Residents show off their mask fashion
Just a couple weeks ago, most Americans would have been hard-pressed to find a face mask in their household. Now, it has become a piece of critical equipment for going to the grocery store or out anywhere there are people and a risk of catching the coronavirus.
What started as simple white masks has quickly evolved to masks that show off a person’s personality even in the midst of the pandemic. Sports teams that have been sidelined by the pandemic are selling team-branded masks. NASCAR held its first race with real cars since March 8 this past Sunday, May 17. In the most NASCAR thing ever, teams were outfitted with face masks prominently featuring the sponsors of their cars.
Etsy, an e-commerce website focused on handmade items, is filled with all sorts of mask possibilities for the fashion-conscious. In a Vogue magazine article about fashionable masks, the company said between April 4 and 6, masks were searched on the website an average of nine times per second for a total of 2 million searches. There’s gingham masks and satin masks. There’s a mask that has the painting of “The Scream” featured on it, a creepy vampire face mask and even one that declares love for a pit bull.
Singer Billie Eilish got us started down this road to face mask fashion way back on Jan. 27 when she wore a Gucci face mask to the Grammy Awards ceremony. The 18-year-old singer has typically been ahead of her time.
The more recent mask fashion craziness started when our own Virginia Sen. Tim Kaine showed up at a Senate Health Committee hearing May 12 wearing a bandana over his face that made him look like a villain on the old western TV show “Gunsmoke.” Kaine looked like he had held up the stagecoach and taken the gold, or maybe he’s the one who guards Virginia’s potatoes. Twitter user and comedy writer Jason O. Gilbert tweeted, “If Tim Kaine dresses like this in 2016, Hillary wins 538-0.”
On the Republican side of the same hearing, safely social distancing from his home in Tennessee was Sen. Lamar Alexander. The 79-year-old retiring senator has been regularly seen sporting a red-and-black-checked flannel mask to match his famous flannel campaign shirts.
Fashionable masks can be seen around Farmville as well.
Sports Editor Titus Mohler found Rice resident Norma Rickmond wearing a superhero mask Tuesday, May 19, in Food Lion. She works as a residential manager at the Helton House in Rice. The mask came from her supervisor, Kris Drew, who made masks for all the workers there.
“He gave me this one, so I guess he thinks I’m a Superwoman,” Rickmond said.
She said she has been wearing the mask the whole pandemic in work and non-work situations.
John Hogan of Meherrin was wearing a green-and-blue patterned John Deere-branded mask while shopping at Food Lion — a perfect mask match for someone who works at James River Equipment.

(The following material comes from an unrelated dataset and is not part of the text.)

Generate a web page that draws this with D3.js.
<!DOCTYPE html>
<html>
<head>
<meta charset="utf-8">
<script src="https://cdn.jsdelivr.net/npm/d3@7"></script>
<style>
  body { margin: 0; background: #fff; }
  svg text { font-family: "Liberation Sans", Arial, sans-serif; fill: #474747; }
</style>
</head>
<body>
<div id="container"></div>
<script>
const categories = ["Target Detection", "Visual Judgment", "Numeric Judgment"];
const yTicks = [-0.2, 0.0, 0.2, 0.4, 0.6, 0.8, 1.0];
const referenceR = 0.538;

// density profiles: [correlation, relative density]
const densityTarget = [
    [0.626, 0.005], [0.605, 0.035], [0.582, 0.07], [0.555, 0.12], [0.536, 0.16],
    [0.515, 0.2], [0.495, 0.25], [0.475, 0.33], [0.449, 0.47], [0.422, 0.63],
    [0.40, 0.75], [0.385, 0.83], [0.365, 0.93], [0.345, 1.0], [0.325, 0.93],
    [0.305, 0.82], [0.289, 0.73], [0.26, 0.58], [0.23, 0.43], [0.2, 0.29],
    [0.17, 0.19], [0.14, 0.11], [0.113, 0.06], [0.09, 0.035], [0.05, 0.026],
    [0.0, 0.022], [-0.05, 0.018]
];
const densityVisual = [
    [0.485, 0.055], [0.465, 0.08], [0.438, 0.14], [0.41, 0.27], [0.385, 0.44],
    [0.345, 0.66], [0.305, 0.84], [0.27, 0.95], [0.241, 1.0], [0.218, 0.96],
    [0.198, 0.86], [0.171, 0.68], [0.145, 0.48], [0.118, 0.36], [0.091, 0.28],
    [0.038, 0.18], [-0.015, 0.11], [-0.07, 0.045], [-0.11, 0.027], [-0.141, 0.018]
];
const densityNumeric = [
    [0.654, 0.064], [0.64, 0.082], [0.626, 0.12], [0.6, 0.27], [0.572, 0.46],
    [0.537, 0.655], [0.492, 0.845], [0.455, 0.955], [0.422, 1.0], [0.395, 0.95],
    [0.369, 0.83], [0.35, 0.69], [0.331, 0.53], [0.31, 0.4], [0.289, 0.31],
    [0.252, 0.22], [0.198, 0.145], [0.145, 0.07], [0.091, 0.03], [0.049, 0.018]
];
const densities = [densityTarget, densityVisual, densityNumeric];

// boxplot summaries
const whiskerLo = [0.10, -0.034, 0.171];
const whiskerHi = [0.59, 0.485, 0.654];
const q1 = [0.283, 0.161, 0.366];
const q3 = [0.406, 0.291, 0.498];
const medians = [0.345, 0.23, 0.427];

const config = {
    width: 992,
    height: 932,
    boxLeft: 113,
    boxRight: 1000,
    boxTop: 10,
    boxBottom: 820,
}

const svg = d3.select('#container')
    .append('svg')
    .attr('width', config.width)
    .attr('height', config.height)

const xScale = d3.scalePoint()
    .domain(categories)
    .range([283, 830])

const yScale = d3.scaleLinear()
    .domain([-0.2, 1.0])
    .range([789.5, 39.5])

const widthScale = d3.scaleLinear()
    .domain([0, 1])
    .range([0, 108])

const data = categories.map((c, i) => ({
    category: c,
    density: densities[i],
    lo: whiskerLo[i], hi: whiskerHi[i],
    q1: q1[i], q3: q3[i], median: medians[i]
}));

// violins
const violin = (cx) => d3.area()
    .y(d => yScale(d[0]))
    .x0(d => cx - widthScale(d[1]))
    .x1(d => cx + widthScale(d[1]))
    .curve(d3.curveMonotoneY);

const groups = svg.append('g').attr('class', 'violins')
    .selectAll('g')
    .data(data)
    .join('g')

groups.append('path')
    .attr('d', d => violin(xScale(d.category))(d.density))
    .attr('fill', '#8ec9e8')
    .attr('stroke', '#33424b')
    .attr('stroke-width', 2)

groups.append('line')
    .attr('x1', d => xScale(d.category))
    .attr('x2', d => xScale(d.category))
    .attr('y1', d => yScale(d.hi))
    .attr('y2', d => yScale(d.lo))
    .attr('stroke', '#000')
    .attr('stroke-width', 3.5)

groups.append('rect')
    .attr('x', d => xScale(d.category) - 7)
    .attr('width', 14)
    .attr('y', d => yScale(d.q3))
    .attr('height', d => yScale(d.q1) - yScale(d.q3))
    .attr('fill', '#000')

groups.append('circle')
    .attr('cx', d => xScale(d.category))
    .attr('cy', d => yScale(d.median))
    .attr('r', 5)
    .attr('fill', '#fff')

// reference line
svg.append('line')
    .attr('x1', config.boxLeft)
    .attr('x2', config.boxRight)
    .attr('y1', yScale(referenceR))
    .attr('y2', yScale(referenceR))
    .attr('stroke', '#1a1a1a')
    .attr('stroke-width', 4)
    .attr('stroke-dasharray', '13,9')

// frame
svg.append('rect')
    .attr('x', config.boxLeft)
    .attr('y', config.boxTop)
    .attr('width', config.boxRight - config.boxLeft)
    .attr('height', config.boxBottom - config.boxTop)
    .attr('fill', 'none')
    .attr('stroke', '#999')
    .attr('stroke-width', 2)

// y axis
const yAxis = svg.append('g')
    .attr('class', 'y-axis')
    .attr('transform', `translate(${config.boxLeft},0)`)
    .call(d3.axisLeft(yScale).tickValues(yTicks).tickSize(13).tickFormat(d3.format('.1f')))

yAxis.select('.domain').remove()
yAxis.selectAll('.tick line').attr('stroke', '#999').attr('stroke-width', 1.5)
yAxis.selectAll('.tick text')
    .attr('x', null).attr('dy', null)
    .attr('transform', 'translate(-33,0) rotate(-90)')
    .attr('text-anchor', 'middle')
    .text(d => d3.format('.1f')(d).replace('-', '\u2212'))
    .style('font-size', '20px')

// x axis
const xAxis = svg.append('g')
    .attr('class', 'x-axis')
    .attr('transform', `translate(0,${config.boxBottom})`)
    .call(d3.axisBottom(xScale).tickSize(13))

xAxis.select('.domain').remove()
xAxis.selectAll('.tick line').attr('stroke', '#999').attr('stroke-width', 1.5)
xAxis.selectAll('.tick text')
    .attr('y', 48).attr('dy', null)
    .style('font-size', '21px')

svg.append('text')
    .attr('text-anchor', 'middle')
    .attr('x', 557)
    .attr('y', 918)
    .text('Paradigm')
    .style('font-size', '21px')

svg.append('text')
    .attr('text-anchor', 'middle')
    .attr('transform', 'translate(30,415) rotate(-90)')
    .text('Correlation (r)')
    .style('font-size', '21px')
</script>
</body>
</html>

“I have a close friend, she’s a seamstress, and she did them for me,” he said. “It’s kind of a way to keep it as enjoyable as you can.”
Sylvia Van Duyne was sporting a Mickey and Minnie Mouse mask. She said the homemade mask was given to her by her niece. She started the pandemic wearing a regular mask but switched to the homemade one last month.
As much as beer and sports are a part of American life, they are also part of our pandemic mask attire. Miles Sadler found the perfect mask for his job at Three Roads Brewing Company. His mask features several varieties of beer. Perhaps it serves as a type of menu, and customers can just choose a beer from his mask to order.
And then there’s football. Eric Jones was born and raised in Detroit. He came to Virginia because of the military but remains an avid Detroit Lions fan complete with a Lions mask.
“I had a friend make it for me, and I have another one on order with the vents,” he said. “And one of the things we did at my job, originally (someone) said, ‘Nah, no funky masks.’ I said, ‘Look, let them express themselves.’ I said, ‘You want everybody to wear the mask, let them express themselves.’ So I wear my Detroit Lions mask.”
As the pandemic goes on through 2020, our mask creativity will likely be at entirely new levels. Halloween could be just another day this year.